Ironisnya, meski 99% pengguna mengaku tetap menggunakan identitas asli saat registrasi nomor baru, survei ini mengendus adanya potensi penyalahgunaan.
“Ada temuan 1% responden yang memakai identitas orang lain saat melakukan registrasi nomor baru. Ini tidak hanya melanggar UU Kependudukan, tetapi juga UU ITE, apalagi jika nomor baru tersebut digunakan di berbagai platform digital,”tegas Ibnu.
Sementara itu, dari sisi penggunaan internet sehari-hari, Peneliti Lembaga Survei KedaiKOPI, Taufan Anindita Pradana, menjelaskan bahwa mayoritas masyarakat masih mengandalkan WiFi umum untuk berhemat.
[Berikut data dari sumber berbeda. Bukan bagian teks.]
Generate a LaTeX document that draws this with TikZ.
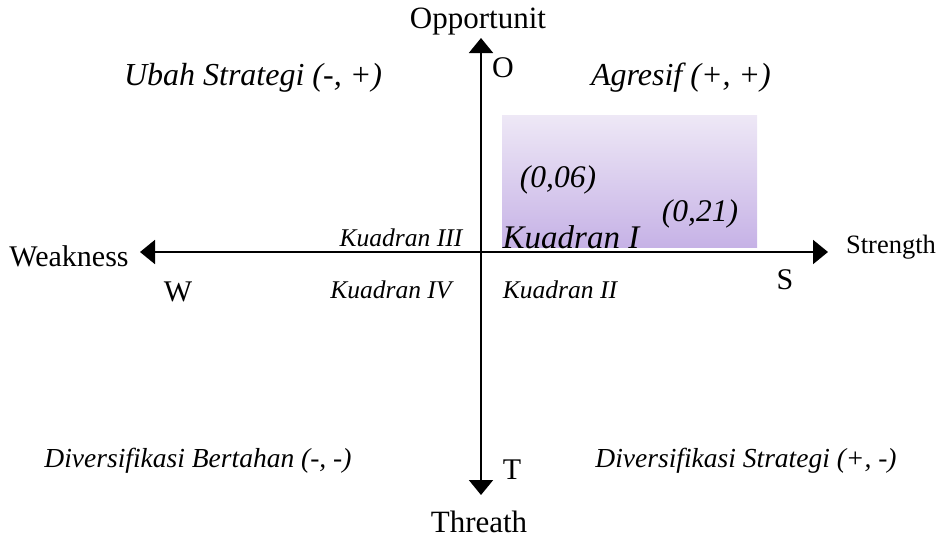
\documentclass[tikz,border=0pt]{standalone}
\usepackage{fontspec}
\setmainfont{Liberation Serif}
\usetikzlibrary{arrows.meta}
\definecolor{ungumuda}{RGB}{238,232,246}
\definecolor{ungutua}{RGB}{198,178,230}
\tikzset{
  sumbu/.style={line width=2pt,-{Triangle[width=24pt,length=15pt]}},
  arah/.style={font=\fontsize{31}{32}\selectfont},
  huruf/.style={font=\fontsize{30}{32}\selectfont},
  strategi/.style={font=\fontsize{32}{34}\selectfont\itshape},
  strategikecil/.style={font=\fontsize{27.5}{30}\selectfont\itshape},
  kuadran/.style={font=\fontsize{25.5}{28}\selectfont\itshape},
  nilai/.style={font=\fontsize{31.5}{33}\selectfont\itshape}
}
\begin{document}
\begin{tikzpicture}[x=1pt,y=-1pt]
\useasboundingbox (0,0) rectangle (937,539);
% kotak kuadran I
\node at (629.5,181) [rectangle,minimum width=255pt,minimum height=132pt,top color=ungumuda,bottom color=ungutua,inner sep=0pt] (kotak) {};

% sumbu
\coordinate (pusat) at (481,252);
\coordinate (atas) at (481,38);
\coordinate (bawah) at (481,495);
\coordinate (kiri) at (140,252);
\coordinate (kanan) at (828,252);
\draw[sumbu] (pusat) -- (atas);
\draw[sumbu] (pusat) -- (bawah);
\draw[sumbu] (pusat) -- (kiri);
\draw[sumbu] (pusat) -- (kanan);

% label arah
\node at (478,22) [arah] (opp) {Opportunit};
\node at (69,256) [font=\fontsize{30}{32}\selectfont] (weak) {Weakness};
\node at (891,247) [font=\fontsize{26.5}{28}\selectfont] (str) {Strength};
\node at (479,522) [arah] (thr) {Threath};
\node at (503,68) [huruf] (o) {O};
\node at (178,292) [huruf] (w) {W};
\node at (785,280) [huruf] (s) {S};
\node at (512,470) [huruf] (t) {T};

% strategi
\node at (253,78) [strategi] (ubah) {Ubah Strategi (-, +)};
\node at (681,78) [strategi] (agresif) {Agresif (+, +)};
\node at (198,461) [strategikecil] (bertahan) {Diversifikasi Bertahan (-, -)};
\node at (746,461) [strategikecil] (diversifikasi) {Diversifikasi Strategi (+, -)};

% kuadran
\node at (401,238) [kuadran] (k3) {Kuadran III};
\node at (391,290) [kuadran] (k4) {Kuadran IV};
\node at (560,290) [kuadran] (k2) {Kuadran II};
\node at (571,237) [font=\fontsize{33}{35}\selectfont\itshape] (k1) {Kuadran I};

% nilai
\node at (558,180) [nilai] (n1) {(0,06)};
\node at (700,214) [nilai] (n2) {(0,21)};
\end{tikzpicture}
\end{document}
“Sebanyak 83,3% responden memilih WiFi umum karena alasan penghematan kuota, diikuti kemudahan akses dan bebas biaya (69,6%),”papar Taufan.
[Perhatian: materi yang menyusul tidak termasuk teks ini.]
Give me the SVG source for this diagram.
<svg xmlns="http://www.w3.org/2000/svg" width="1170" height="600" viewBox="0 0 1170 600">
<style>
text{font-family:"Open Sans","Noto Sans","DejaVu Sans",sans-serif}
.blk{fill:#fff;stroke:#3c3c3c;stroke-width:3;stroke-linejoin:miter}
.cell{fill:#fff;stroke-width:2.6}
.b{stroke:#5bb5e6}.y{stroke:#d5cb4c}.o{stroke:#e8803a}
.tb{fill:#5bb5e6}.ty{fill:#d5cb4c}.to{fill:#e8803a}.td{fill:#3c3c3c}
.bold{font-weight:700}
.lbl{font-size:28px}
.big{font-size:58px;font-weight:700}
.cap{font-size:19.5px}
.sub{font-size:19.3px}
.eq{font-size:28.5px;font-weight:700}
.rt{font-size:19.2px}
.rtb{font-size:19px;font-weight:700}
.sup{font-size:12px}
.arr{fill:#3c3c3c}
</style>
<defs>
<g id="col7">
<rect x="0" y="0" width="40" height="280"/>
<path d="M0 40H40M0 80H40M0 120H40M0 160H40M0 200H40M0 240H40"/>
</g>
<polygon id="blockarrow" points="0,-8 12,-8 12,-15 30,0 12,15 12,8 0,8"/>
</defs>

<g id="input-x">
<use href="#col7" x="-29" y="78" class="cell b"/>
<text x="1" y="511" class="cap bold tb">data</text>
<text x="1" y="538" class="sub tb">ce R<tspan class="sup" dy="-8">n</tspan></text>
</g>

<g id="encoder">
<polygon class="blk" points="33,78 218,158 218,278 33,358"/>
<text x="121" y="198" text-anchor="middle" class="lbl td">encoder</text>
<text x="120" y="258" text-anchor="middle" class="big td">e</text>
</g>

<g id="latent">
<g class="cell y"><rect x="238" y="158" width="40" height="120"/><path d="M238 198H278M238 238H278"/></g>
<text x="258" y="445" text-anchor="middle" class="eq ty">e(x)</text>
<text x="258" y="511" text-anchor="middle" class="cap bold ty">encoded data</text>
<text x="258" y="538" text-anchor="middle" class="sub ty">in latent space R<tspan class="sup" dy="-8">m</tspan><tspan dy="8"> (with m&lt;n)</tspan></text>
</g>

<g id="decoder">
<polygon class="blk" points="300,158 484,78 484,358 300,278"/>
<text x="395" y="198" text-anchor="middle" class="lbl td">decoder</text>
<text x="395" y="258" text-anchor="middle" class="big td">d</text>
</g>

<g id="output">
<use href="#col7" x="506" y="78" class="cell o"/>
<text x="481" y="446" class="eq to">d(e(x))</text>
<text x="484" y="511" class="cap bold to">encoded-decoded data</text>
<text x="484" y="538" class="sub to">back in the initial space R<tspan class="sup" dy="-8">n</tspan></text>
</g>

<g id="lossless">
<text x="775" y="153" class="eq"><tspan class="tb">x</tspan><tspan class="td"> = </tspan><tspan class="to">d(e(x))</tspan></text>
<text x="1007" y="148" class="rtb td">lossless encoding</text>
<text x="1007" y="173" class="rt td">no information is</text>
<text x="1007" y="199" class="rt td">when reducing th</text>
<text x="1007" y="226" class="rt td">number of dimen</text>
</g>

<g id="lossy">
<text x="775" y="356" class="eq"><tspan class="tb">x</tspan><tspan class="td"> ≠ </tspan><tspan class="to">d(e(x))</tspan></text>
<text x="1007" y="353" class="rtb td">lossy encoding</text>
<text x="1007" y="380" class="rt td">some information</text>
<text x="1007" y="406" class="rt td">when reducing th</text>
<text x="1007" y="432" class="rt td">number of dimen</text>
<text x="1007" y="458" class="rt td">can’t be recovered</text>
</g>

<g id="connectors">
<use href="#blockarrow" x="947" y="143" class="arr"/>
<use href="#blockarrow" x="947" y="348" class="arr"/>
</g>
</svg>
Berbeda dengan penggunaan WiFi umum, pemanfaatan WiFi di rumah lebih difokuskan pada akses informasi dan aktivitas digital produktif.
“Pencarian berita (86,3%), mengakses media sosial (86%), menonton film atau drama (72,7%), hingga bekerja (71,4%) menjadi aktivitas utama saat menggunakan WiFi rumah,” tambahnya.
Dalam memilih penyedia layanan internet (provider), kestabilan jaringan (42,7%) dan harga paket yang sesuai kebutuhan (28,8%) menjadi pertimbangan utama.
Menariknya, survei ini juga menunjukkan loyalitas pelanggan yang tinggi. Sebanyak 65,8% responden mengaku menggunakan provider yang sama selama lebih dari empat tahun, bahkan 26,6% di antaranya setia menggunakan satu provider selama lebih dari satu dekade.
“Hal ini menunjukkan loyalitas yang tinggi terhadap provider yang menawarkan kualitas layanan konsisten,” terang Taufan.
Terkait pengeluaran, mayoritas responden (61,3%) menghabiskan antara Rp50.000 hingga Rp100.000 per bulan untuk paket data.
Pembelian paket ini paling banyak dilakukan melalui Gopay (25,4%), diikuti konter pulsa (20,8%), dan mobile banking (17,5%). Paket berlangganan bulanan menjadi pilihan favorit (83%), dengan kuota ideal yang paling banyak diminati berkisar antara 11–30 GB per bulan (29,6%).
Survei ini juga menangkap tren rendahnya minat masyarakat terhadap “handphone jadul”. Hanya 36% responden yang menyatakan tertarik, umumnya dengan alasan ingin rehat dari media sosial (55%) dan menjaga keamanan data (54,9%). Sebaliknya, 64% responden tetap memilih smartphone karena dianggap lebih mendukung kebutuhan kerja dan aktivitas sehari-hari.
Taufan menyimpulkan, temuan-temuan ini mencerminkan sikap rasional masyarakat Indonesia.
“Mereka cermat dalam memilih layanan internet, dengan mempertimbangkan efisiensi biaya, kualitas jaringan, dan pengalaman penggunaan jangka panjang,”pungkasnya.